The June US Employment Statistics have been released, indicating a slight increase in non-farm payroll employment by 206,000, slightly above the market expectation of 190,000. However, revisions of previous months’ data showed a decrease of 110,000 jobs, leading to a three-month moving average of 177,000 – the lowest since January 2021. The unemployment rate rose to 4.1%, exceeding both the previous month’s figure and market expectations. Additionally, wage growth slowed down, with a 0.3% increase from the previous month and a 3.9% increase from the same month last year, suggesting a relaxation in the tight labor market.

What the June US Employment Statistics Tell Us

The latest employment statistics suggest a softening in the labor market’s tightness, which can be an indicator of a slowing economy. Despite the slight increase in the unemployment rate, there are no clear signs of a US economic downturn. However, the market is optimistic about the Federal Reserve’s (Fed) potential rate cut, which could act as a brake on further yen depreciation against the dollar.

How Job Market Indicators Influence Forex Trading

Forex traders closely monitor job market indicators as they can signal changes in monetary policy. The Federal Reserve Board (FRB) may adjust interest rates based on these indicators, influencing the USD/JPY currency pair. For instance, a higher unemployment rate may lead to a rate cut, which typically weakens the dollar and strengthens the yen.

Expectations of a Fed Rate Cut and Its Effect on the Yen

Following the employment report, the financial markets have increased their expectations of a Fed rate cut in September. Interest rate futures markets showed a probability rise from the mid-70s to nearly 80% after the report. If the market fully prices in a rate cut, we may see a peak in yen depreciation. However, the significant interest rate differential between Japan and the US and heightened inflation expectations in Japan suggest that the underlying structure supporting yen weakness may not dissipate quickly.

Deciphering Market Movements Post-Employment Report

Analyzing the Dollar-Yen Fluctuations in Response to Economic Data

After the employment report, the USD/JPY exchange rate experienced significant volatility, swinging from the low 160s to the mid-161s before settling in the late 160s.
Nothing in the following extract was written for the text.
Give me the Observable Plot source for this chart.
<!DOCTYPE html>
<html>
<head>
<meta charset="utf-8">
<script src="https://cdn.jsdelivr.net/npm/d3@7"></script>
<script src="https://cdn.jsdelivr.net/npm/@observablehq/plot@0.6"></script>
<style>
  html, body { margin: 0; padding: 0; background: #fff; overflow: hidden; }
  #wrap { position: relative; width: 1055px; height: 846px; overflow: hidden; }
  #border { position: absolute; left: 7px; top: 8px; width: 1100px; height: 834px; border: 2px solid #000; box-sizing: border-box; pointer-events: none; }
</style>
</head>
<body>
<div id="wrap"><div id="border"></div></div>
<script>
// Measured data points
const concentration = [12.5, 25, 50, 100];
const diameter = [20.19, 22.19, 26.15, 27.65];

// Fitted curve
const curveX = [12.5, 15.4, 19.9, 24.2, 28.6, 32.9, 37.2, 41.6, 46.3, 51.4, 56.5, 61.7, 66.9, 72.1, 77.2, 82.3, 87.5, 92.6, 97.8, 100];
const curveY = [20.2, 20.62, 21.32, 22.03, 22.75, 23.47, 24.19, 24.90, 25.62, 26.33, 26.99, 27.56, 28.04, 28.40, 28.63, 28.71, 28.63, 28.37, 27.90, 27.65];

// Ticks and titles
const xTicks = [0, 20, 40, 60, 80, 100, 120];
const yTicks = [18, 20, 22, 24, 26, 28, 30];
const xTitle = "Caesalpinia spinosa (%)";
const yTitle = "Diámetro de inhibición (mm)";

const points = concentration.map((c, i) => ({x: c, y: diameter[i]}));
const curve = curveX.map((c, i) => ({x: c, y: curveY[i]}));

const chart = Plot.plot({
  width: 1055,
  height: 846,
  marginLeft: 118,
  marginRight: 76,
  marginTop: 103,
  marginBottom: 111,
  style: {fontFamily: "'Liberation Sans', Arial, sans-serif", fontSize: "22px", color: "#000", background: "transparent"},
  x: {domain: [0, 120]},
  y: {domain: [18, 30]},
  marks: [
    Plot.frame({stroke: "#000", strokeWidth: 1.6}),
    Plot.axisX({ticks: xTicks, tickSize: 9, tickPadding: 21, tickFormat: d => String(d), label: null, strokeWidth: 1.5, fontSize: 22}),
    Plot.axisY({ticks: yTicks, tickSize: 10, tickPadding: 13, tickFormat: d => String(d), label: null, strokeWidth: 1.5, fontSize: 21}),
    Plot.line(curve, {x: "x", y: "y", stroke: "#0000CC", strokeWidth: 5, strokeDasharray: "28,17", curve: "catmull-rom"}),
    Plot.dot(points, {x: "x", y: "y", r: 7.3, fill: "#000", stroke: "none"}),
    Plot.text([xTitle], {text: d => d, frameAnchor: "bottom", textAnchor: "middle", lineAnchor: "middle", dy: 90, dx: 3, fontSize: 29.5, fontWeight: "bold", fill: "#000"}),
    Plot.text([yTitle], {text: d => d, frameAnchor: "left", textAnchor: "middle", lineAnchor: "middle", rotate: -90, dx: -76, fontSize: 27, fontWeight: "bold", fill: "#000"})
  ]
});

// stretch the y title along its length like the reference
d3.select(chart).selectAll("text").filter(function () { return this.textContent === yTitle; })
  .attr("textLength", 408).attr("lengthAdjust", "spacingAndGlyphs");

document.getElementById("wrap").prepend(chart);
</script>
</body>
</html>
The market’s anticipation of the Fed’s rate cut has been a key driver of these fluctuations.

Structural Factors Supporting the Current USD/JPY Levels

Despite potential rate cut expectations, the yen’s depreciation is supported by a large interest rate differential between Japan and the US and Japan’s rising long-term inflation expectations. These structural factors may prevent a swift reversal of the current yen weakness trend.

Prospects for the Yen Amidst Evolving Economic Indicators

Unemployment Rates and the Potential for a Recession

The slight increase in the unemployment rate above the full employment threshold of 4% is noteworthy. If unemployment continues to rise, it could signal a potential recession, leading to stronger expectations of a Fed rate cut and possibly a shift towards a strong yen trend in the forex market.
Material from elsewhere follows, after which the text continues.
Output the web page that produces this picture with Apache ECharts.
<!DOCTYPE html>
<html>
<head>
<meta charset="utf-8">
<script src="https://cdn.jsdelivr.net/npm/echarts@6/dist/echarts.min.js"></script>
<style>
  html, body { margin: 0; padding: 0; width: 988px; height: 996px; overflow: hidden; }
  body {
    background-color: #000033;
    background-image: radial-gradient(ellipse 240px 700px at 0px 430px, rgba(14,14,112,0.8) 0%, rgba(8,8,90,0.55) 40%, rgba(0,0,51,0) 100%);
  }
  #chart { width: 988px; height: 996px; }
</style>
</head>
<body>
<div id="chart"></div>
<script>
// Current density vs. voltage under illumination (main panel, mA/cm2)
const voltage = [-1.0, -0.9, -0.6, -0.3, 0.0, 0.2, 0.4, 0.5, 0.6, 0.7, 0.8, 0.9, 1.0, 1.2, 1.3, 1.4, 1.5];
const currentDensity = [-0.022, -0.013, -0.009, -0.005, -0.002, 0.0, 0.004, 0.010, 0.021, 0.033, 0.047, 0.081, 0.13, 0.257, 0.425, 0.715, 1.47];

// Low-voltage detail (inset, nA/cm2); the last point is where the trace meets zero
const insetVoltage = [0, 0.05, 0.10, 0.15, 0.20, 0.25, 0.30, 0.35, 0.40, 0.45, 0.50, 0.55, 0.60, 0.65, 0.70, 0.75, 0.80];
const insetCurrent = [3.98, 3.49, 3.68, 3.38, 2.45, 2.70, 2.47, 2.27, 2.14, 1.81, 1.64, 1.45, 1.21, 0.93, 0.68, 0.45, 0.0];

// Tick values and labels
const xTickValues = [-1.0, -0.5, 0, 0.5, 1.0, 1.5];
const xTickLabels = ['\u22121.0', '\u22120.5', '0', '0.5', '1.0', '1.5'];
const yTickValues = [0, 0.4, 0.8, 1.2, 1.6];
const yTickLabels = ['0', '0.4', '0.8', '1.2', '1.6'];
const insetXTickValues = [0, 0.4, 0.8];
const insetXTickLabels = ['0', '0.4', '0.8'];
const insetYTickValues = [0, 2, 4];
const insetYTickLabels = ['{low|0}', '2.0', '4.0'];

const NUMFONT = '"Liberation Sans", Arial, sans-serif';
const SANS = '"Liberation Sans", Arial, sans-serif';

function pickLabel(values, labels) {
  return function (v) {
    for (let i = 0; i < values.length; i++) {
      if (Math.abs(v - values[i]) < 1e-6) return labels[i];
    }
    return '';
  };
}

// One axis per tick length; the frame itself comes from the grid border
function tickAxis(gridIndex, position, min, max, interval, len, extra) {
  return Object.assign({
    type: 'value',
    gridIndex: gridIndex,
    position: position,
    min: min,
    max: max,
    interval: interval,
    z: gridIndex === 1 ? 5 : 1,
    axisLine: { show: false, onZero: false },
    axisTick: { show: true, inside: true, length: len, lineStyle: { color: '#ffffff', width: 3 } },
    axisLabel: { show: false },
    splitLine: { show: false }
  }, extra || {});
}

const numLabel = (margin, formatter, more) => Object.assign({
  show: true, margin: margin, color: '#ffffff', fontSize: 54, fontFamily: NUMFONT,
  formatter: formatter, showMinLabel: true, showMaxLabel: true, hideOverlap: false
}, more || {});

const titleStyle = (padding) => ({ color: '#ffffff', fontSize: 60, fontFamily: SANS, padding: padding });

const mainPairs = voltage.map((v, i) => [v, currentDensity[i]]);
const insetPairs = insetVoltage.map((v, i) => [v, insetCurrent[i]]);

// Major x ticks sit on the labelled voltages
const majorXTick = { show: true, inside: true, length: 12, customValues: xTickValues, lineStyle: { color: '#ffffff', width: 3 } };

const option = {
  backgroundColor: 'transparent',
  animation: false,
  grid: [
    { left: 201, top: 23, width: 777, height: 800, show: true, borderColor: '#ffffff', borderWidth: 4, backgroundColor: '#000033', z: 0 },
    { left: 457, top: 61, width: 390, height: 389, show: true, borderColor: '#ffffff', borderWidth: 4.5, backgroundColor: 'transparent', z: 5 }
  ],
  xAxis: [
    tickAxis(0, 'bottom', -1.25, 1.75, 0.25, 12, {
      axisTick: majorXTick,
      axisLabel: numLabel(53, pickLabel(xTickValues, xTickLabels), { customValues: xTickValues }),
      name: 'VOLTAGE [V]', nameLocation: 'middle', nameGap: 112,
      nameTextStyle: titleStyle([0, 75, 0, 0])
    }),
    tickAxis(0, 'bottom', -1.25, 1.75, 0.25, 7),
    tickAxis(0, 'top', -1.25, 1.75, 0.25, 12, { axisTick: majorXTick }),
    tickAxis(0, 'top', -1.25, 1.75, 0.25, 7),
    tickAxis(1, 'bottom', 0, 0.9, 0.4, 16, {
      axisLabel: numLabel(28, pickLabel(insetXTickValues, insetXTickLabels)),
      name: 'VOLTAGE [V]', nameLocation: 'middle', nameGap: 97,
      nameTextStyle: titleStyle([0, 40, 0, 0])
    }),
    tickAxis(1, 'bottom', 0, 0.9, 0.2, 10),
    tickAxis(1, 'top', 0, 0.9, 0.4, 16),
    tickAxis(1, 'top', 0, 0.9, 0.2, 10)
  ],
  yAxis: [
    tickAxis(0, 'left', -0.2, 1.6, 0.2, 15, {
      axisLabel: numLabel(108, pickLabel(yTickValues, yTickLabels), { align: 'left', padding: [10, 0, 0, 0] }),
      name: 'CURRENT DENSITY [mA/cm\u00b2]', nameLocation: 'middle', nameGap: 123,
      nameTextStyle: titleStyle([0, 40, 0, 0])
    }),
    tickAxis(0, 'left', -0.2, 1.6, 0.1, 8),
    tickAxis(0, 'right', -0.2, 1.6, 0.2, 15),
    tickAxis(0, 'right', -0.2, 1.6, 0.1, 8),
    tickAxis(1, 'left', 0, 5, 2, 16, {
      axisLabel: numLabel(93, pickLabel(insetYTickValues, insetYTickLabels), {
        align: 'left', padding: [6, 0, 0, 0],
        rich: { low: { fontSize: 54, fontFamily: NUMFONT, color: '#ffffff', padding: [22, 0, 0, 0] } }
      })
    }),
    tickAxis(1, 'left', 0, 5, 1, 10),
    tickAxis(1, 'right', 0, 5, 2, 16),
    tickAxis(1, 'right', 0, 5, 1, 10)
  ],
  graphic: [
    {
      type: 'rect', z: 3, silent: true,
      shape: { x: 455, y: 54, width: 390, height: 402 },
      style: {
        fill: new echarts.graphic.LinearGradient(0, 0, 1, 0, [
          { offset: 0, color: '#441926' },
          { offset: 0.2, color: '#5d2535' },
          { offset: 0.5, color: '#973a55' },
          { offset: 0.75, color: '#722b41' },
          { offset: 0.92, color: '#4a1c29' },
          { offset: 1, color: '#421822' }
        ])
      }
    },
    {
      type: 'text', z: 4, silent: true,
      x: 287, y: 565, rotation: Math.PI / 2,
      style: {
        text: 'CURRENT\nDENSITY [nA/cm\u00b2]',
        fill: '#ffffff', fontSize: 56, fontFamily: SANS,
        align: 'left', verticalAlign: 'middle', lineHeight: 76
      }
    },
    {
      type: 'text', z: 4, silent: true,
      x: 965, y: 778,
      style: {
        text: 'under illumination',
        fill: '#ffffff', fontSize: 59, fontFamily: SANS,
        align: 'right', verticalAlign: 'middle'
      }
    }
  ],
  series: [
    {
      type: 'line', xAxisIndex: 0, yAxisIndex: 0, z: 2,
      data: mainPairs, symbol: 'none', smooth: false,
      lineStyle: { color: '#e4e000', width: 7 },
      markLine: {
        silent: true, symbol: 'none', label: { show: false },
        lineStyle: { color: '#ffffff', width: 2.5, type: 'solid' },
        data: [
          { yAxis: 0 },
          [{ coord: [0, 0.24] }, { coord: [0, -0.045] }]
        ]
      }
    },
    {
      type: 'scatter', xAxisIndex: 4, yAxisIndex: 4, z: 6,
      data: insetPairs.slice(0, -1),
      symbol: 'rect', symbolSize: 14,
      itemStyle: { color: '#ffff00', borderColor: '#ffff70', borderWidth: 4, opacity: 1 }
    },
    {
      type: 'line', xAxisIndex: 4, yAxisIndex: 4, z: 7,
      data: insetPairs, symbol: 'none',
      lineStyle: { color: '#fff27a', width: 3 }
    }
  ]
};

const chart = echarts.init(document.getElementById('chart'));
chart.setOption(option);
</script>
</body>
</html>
The Possibility of a Shift to a Strong Yen Trend

While the yen has not yet shown signs of a significant correction, a continued increase in unemployment rates and a slowdown in economic growth indicators may contribute to a shift towards a stronger yen trend in the future.

Long-Term Implications for FX Traders

FX traders should monitor these economic indicators closely, as they have long-term implications for currency trends and trading strategies. Understanding the interplay between employment statistics, monetary policy, and exchange rates is crucial for making informed trading decisions in the USD/JPY market.